-- start --
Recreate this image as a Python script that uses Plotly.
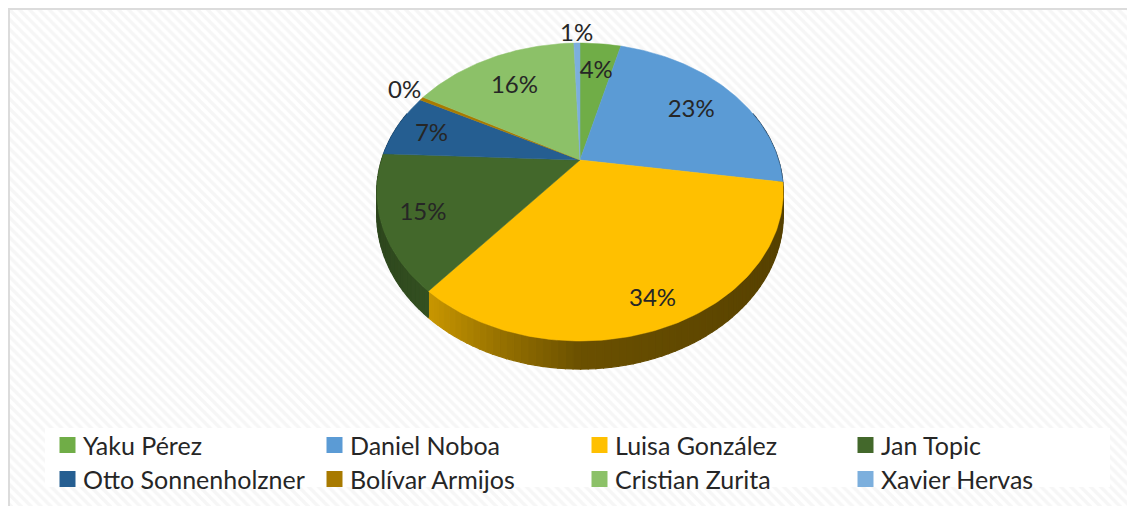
"""
Pastel 3D de resultados electorales (cara inclinada con perspectiva y pared lateral)
"""
import numpy as np
import plotly.graph_objects as go

CANDIDATES = ['Yaku Pérez', 'Daniel Noboa', 'Luisa González', 'Jan Topic',
              'Otto Sonnenholzner', 'Bolívar Armijos', 'Cristian Zurita', 'Xavier Hervas']
SHARES = [4.0, 23.4, 33.6, 14.7, 7.0, 0.4, 16.3, 0.6]
COLORS = ['#70AD47', '#5B9BD5', '#FFC000', '#43682B', '#255E91', '#A87A00', '#8CC168', '#7CAFDD']

# distancia de cada etiqueta al centro, en radios del pastel
LABEL_RADIUS = [0.76, 0.73, 0.85, 0.805, 0.81, 1.12, 0.715, 1.09]

WIDTH, HEIGHT = 1135, 506
PAGE_MARGIN = 8  # el body de la página deja 8 px arriba y a la izquierda
CX, CY = 580, 160
RX, RY, PERSP = 198.5, 142.1, 0.215
DEPTH = 22
LABEL_DROP = 4  # solo para las etiquetas dentro del pastel
TEXT = '#262626'
FONT = 'Lato'


def project(theta, r=1.0, drop=0.0):
    """Pasa un ángulo del pastel (horario desde arriba) a la vista con perspectiva"""
    u = r * np.sin(theta)
    v = r * np.cos(theta)
    w = 1 + PERSP * v
    return CX + RX * u / w, CY + (RY * -v + drop) / w


def shade(color, factor):
    """Oscurece un color hex"""
    rgb = [int(color[i:i + 2], 16) for i in (1, 3, 5)]
    return 'rgb({},{},{})'.format(*[int(c * factor) for c in rgb])


total = sum(SHARES)
edges = np.concatenate([[0], np.cumsum(SHARES)]) / total * 2 * np.pi

fig = go.Figure()

# fondo rayado
fig.add_trace(go.Bar(
    x=[(PAGE_MARGIN + WIDTH) / 2], y=[HEIGHT - PAGE_MARGIN], base=PAGE_MARGIN, width=WIDTH - PAGE_MARGIN,
    marker=dict(color='white', line_width=0,
                pattern=dict(shape='\\', size=7, solidity=0.5, fgcolor='#eeeeee', bgcolor='white')),
    hoverinfo='skip', showlegend=False
))

# caja blanca de la leyenda
fig.add_trace(go.Scatter(
    x=[45, 1110, 1110, 45, 45], y=[428, 428, 487, 487, 428],
    mode='lines', line_width=0, fill='toself', fillcolor='white',
    hoverinfo='skip', showlegend=False
))

# pared lateral: tiras estrechas con degradado de izquierda a derecha
for start, stop, color in zip(edges[:-1], edges[1:], COLORS):
    n = max(2, int((stop - start) / 0.03))
    angles = np.linspace(start, stop, n + 1)
    for a0, a1 in zip(angles[:-1], angles[1:]):
        mid = (a0 + a1) / 2
        if np.cos(mid) > 0.35:
            continue
        x0, y0 = project(a0)
        x1, y1 = project(a1)
        x2, y2 = project(a1, drop=DEPTH)
        x3, y3 = project(a0, drop=DEPTH)
        factor = np.interp(np.sin(mid), [-1, -0.62, -0.3, 0, 1], [0.66, 0.78, 0.58, 0.42, 0.33])
        fig.add_trace(go.Scatter(
            x=[x0, x1, x2, x3, x0], y=[y0, y1, y2, y3, y0],
            mode='lines', line=dict(width=1.2, color=shade(color, factor)),
            fill='toself', fillcolor=shade(color, factor),
            hoverinfo='skip', showlegend=False
        ))

# cara superior
for name, start, stop, color in zip(CANDIDATES, edges[:-1], edges[1:], COLORS):
    angles = np.linspace(start, stop, max(3, int((stop - start) * 60)))
    rim_x, rim_y = project(angles)
    fig.add_trace(go.Scatter(
        x=np.concatenate([[CX], rim_x, [CX]]), y=np.concatenate([[CY], rim_y, [CY]]),
        mode='lines', line=dict(width=0.5, color=color),
        fill='toself', fillcolor=color, name=name,
        hoverinfo='name', showlegend=False
    ))

# etiquetas de porcentaje
mids = (edges[:-1] + edges[1:]) / 2
radius = np.array(LABEL_RADIUS)
label_x, label_y = project(mids, radius)
fig.add_trace(go.Scatter(
    x=label_x, y=label_y + np.where(radius < 1, LABEL_DROP, 0), mode='text',
    text=[f'{s:.0f}%' for s in SHARES], textposition='middle center',
    textfont=dict(family=FONT, size=24, color=TEXT),
    hoverinfo='skip', showlegend=False
))

# leyenda a mano, en cuatro columnas
legend_x = [60, 327, 592, 858]
legend_y = [445, 479]
swatch_x = [legend_x[i % 4] + 7.5 for i in range(len(CANDIDATES))]
swatch_y = [legend_y[i // 4] for i in range(len(CANDIDATES))]
fig.add_trace(go.Scatter(
    x=swatch_x, y=swatch_y, mode='markers',
    marker=dict(symbol='square', size=16, color=COLORS, line_width=0),
    hoverinfo='skip', showlegend=False
))
annotations = [dict(
    x=sx + 13.5, y=sy, text=name, xref='x', yref='y', xanchor='left', yanchor='middle',
    showarrow=False, font=dict(family=FONT, size=25, color=TEXT)
) for name, sx, sy in zip(CANDIDATES, swatch_x, swatch_y)]

fig.update_layout(
    width=WIDTH - PAGE_MARGIN, height=HEIGHT - PAGE_MARGIN,
    margin=dict(l=0, r=0, t=0, b=0),
    paper_bgcolor='white', plot_bgcolor='white',
    xaxis=dict(range=[PAGE_MARGIN, WIDTH], visible=False, fixedrange=True),
    yaxis=dict(range=[HEIGHT, PAGE_MARGIN], visible=False, fixedrange=True),
    annotations=annotations,
    shapes=[
        dict(type='line', x0=9, x1=9, y0=8, y1=HEIGHT, line=dict(color='#dcdcdc', width=2)),
        dict(type='line', x0=8, x1=WIDTH, y0=9, y1=9, line=dict(color='#dcdcdc', width=2)),
    ]
)

fig.write_html("out.html")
-- end --
## Problem description:
Without the pictures, repeat the listing above exactly.

## Response to the exercise:
Recreate this image as a Python script that uses Plotly.
"""
Pastel 3D de resultados electorales (cara inclinada con perspectiva y pared lateral)
"""
import numpy as np
import plotly.graph_objects as go

CANDIDATES = ['Yaku Pérez', 'Daniel Noboa', 'Luisa González', 'Jan Topic',
              'Otto Sonnenholzner', 'Bolívar Armijos', 'Cristian Zurita', 'Xavier Hervas']
SHARES = [4.0, 23.4, 33.6, 14.7, 7.0, 0.4, 16.3, 0.6]
COLORS = ['#70AD47', '#5B9BD5', '#FFC000', '#43682B', '#255E91', '#A87A00', '#8CC168', '#7CAFDD']

# distancia de cada etiqueta al centro, en radios del pastel
LABEL_RADIUS = [0.76, 0.73, 0.85, 0.805, 0.81, 1.12, 0.715, 1.09]

WIDTH, HEIGHT = 1135, 506
PAGE_MARGIN = 8  # el body de la página deja 8 px arriba y a la izquierda
CX, CY = 580, 160
RX, RY, PERSP = 198.5, 142.1, 0.215
DEPTH = 22
LABEL_DROP = 4  # solo para las etiquetas dentro del pastel
TEXT = '#262626'
FONT = 'Lato'


def project(theta, r=1.0, drop=0.0):
    """Pasa un ángulo del pastel (horario desde arriba) a la vista con perspectiva"""
    u = r * np.sin(theta)
    v = r * np.cos(theta)
    w = 1 + PERSP * v
    return CX + RX * u / w, CY + (RY * -v + drop) / w


def shade(color, factor):
    """Oscurece un color hex"""
    rgb = [int(color[i:i + 2], 16) for i in (1, 3, 5)]
    return 'rgb({},{},{})'.format(*[int(c * factor) for c in rgb])


total = sum(SHARES)
edges = np.concatenate([[0], np.cumsum(SHARES)]) / total * 2 * np.pi

fig = go.Figure()

# fondo rayado
fig.add_trace(go.Bar(
    x=[(PAGE_MARGIN + WIDTH) / 2], y=[HEIGHT - PAGE_MARGIN], base=PAGE_MARGIN, width=WIDTH - PAGE_MARGIN,
    marker=dict(color='white', line_width=0,
                pattern=dict(shape='\\', size=7, solidity=0.5, fgcolor='#eeeeee', bgcolor='white')),
    hoverinfo='skip', showlegend=False
))

# caja blanca de la leyenda
fig.add_trace(go.Scatter(
    x=[45, 1110, 1110, 45, 45], y=[428, 428, 487, 487, 428],
    mode='lines', line_width=0, fill='toself', fillcolor='white',
    hoverinfo='skip', showlegend=False
))

# pared lateral: tiras estrechas con degradado de izquierda a derecha
for start, stop, color in zip(edges[:-1], edges[1:], COLORS):
    n = max(2, int((stop - start) / 0.03))
    angles = np.linspace(start, stop, n + 1)
    for a0, a1 in zip(angles[:-1], angles[1:]):
        mid = (a0 + a1) / 2
        if np.cos(mid) > 0.35:
            continue
        x0, y0 = project(a0)
        x1, y1 = project(a1)
        x2, y2 = project(a1, drop=DEPTH)
        x3, y3 = project(a0, drop=DEPTH)
        factor = np.interp(np.sin(mid), [-1, -0.62, -0.3, 0, 1], [0.66, 0.78, 0.58, 0.42, 0.33])
        fig.add_trace(go.Scatter(
            x=[x0, x1, x2, x3, x0], y=[y0, y1, y2, y3, y0],
            mode='lines', line=dict(width=1.2, color=shade(color, factor)),
            fill='toself', fillcolor=shade(color, factor),
            hoverinfo='skip', showlegend=False
        ))

# cara superior
for name, start, stop, color in zip(CANDIDATES, edges[:-1], edges[1:], COLORS):
    angles = np.linspace(start, stop, max(3, int((stop - start) * 60)))
    rim_x, rim_y = project(angles)
    fig.add_trace(go.Scatter(
        x=np.concatenate([[CX], rim_x, [CX]]), y=np.concatenate([[CY], rim_y, [CY]]),
        mode='lines', line=dict(width=0.5, color=color),
        fill='toself', fillcolor=color, name=name,
        hoverinfo='name', showlegend=False
    ))

# etiquetas de porcentaje
mids = (edges[:-1] + edges[1:]) / 2
radius = np.array(LABEL_RADIUS)
label_x, label_y = project(mids, radius)
fig.add_trace(go.Scatter(
    x=label_x, y=label_y + np.where(radius < 1, LABEL_DROP, 0), mode='text',
    text=[f'{s:.0f}%' for s in SHARES], textposition='middle center',
    textfont=dict(family=FONT, size=24, color=TEXT),
    hoverinfo='skip', showlegend=False
))

# leyenda a mano, en cuatro columnas
legend_x = [60, 327, 592, 858]
legend_y = [445, 479]
swatch_x = [legend_x[i % 4] + 7.5 for i in range(len(CANDIDATES))]
swatch_y = [legend_y[i // 4] for i in range(len(CANDIDATES))]
fig.add_trace(go.Scatter(
    x=swatch_x, y=swatch_y, mode='markers',
    marker=dict(symbol='square', size=16, color=COLORS, line_width=0),
    hoverinfo='skip', showlegend=False
))
annotations = [dict(
    x=sx + 13.5, y=sy, text=name, xref='x', yref='y', xanchor='left', yanchor='middle',
    showarrow=False, font=dict(family=FONT, size=25, color=TEXT)
) for name, sx, sy in zip(CANDIDATES, swatch_x, swatch_y)]

fig.update_layout(
    width=WIDTH - PAGE_MARGIN, height=HEIGHT - PAGE_MARGIN,
    margin=dict(l=0, r=0, t=0, b=0),
    paper_bgcolor='white', plot_bgcolor='white',
    xaxis=dict(range=[PAGE_MARGIN, WIDTH], visible=False, fixedrange=True),
    yaxis=dict(range=[HEIGHT, PAGE_MARGIN], visible=False, fixedrange=True),
    annotations=annotations,
    shapes=[
        dict(type='line', x0=9, x1=9, y0=8, y1=HEIGHT, line=dict(color='#dcdcdc', width=2)),
        dict(type='line', x0=8, x1=WIDTH, y0=9, y1=9, line=dict(color='#dcdcdc', width=2)),
    ]
)

fig.write_html("out.html")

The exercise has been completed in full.